** Start of SOURCE RECORDS **
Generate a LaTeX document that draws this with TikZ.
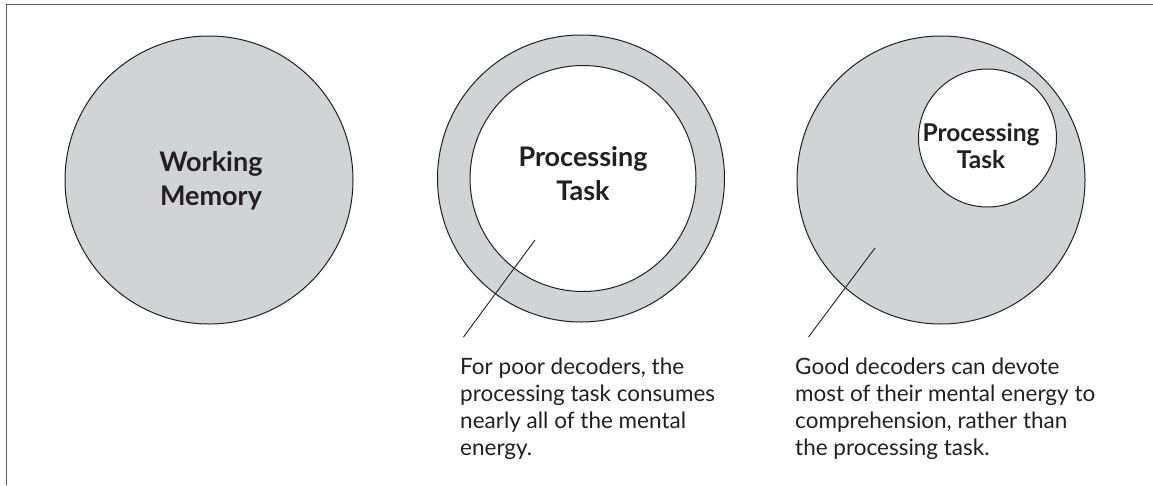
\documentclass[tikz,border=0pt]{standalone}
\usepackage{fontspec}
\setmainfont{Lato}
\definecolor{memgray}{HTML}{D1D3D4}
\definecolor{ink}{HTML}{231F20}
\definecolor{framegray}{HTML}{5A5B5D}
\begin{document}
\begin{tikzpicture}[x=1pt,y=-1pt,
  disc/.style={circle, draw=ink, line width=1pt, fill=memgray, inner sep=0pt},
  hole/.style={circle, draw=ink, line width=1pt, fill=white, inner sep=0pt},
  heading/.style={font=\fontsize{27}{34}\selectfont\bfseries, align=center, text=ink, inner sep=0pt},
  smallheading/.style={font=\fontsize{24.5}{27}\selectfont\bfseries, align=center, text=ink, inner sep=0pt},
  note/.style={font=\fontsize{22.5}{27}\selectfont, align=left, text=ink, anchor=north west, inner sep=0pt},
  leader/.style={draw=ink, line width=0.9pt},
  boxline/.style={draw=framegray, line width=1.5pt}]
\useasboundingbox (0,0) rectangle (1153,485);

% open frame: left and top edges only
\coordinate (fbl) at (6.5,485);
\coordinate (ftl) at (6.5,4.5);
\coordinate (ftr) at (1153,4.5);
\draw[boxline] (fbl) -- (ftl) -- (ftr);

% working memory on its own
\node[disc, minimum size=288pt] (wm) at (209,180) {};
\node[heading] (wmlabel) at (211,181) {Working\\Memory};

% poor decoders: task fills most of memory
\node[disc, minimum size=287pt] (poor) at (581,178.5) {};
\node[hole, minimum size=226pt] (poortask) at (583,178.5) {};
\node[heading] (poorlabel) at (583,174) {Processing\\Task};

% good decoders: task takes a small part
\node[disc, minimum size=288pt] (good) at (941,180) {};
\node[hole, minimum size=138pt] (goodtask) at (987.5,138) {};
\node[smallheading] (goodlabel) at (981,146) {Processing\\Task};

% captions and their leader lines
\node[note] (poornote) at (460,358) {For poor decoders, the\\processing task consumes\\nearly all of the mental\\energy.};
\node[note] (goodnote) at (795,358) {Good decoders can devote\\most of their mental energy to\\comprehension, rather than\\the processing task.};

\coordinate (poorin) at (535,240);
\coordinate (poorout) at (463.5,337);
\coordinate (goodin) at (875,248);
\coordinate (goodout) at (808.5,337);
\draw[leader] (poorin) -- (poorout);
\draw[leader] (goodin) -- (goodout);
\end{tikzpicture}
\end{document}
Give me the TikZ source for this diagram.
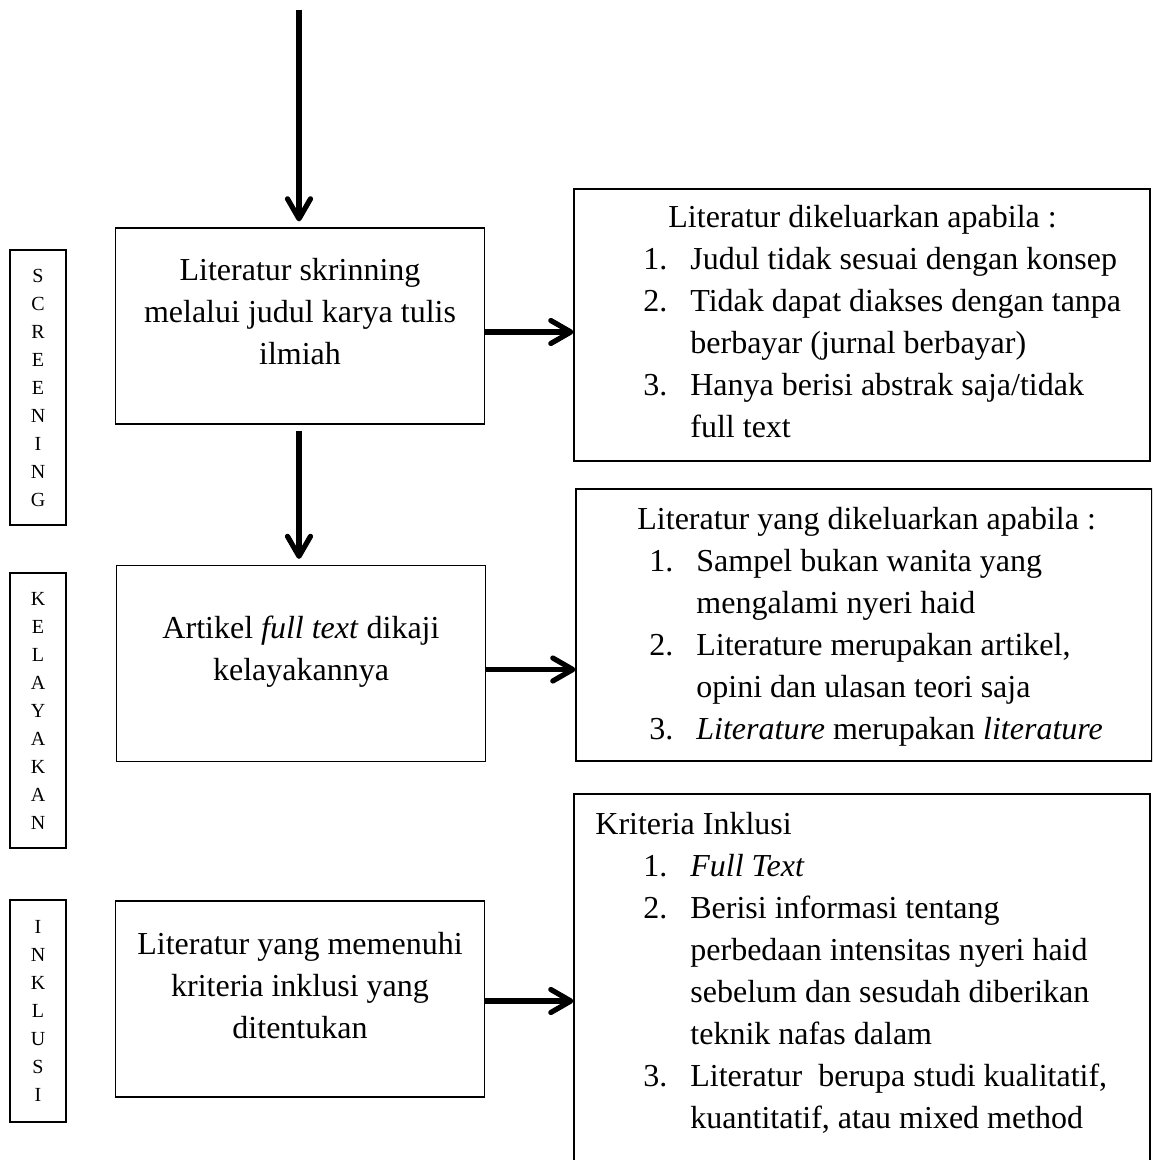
** End of SOURCE RECORDS **
■ REQUIRED TASK: All lines from the start of the entries above through the line containing "(ftl) -- (ftr);" are to be given again exactly; the pictures are not.

■ SOLUTION TO THIS PROBLEM:
Generate a LaTeX document that draws this with TikZ.
\documentclass[tikz,border=0pt]{standalone}
\usepackage{fontspec}
\setmainfont{Lato}
\definecolor{memgray}{HTML}{D1D3D4}
\definecolor{ink}{HTML}{231F20}
\definecolor{framegray}{HTML}{5A5B5D}
\begin{document}
\begin{tikzpicture}[x=1pt,y=-1pt,
  disc/.style={circle, draw=ink, line width=1pt, fill=memgray, inner sep=0pt},
  hole/.style={circle, draw=ink, line width=1pt, fill=white, inner sep=0pt},
  heading/.style={font=\fontsize{27}{34}\selectfont\bfseries, align=center, text=ink, inner sep=0pt},
  smallheading/.style={font=\fontsize{24.5}{27}\selectfont\bfseries, align=center, text=ink, inner sep=0pt},
  note/.style={font=\fontsize{22.5}{27}\selectfont, align=left, text=ink, anchor=north west, inner sep=0pt},
  leader/.style={draw=ink, line width=0.9pt},
  boxline/.style={draw=framegray, line width=1.5pt}]
\useasboundingbox (0,0) rectangle (1153,485);

% open frame: left and top edges only
\coordinate (fbl) at (6.5,485);
\coordinate (ftl) at (6.5,4.5);
\coordinate (ftr) at (1153,4.5);
\draw[boxline] (fbl) -- (ftl) -- (ftr);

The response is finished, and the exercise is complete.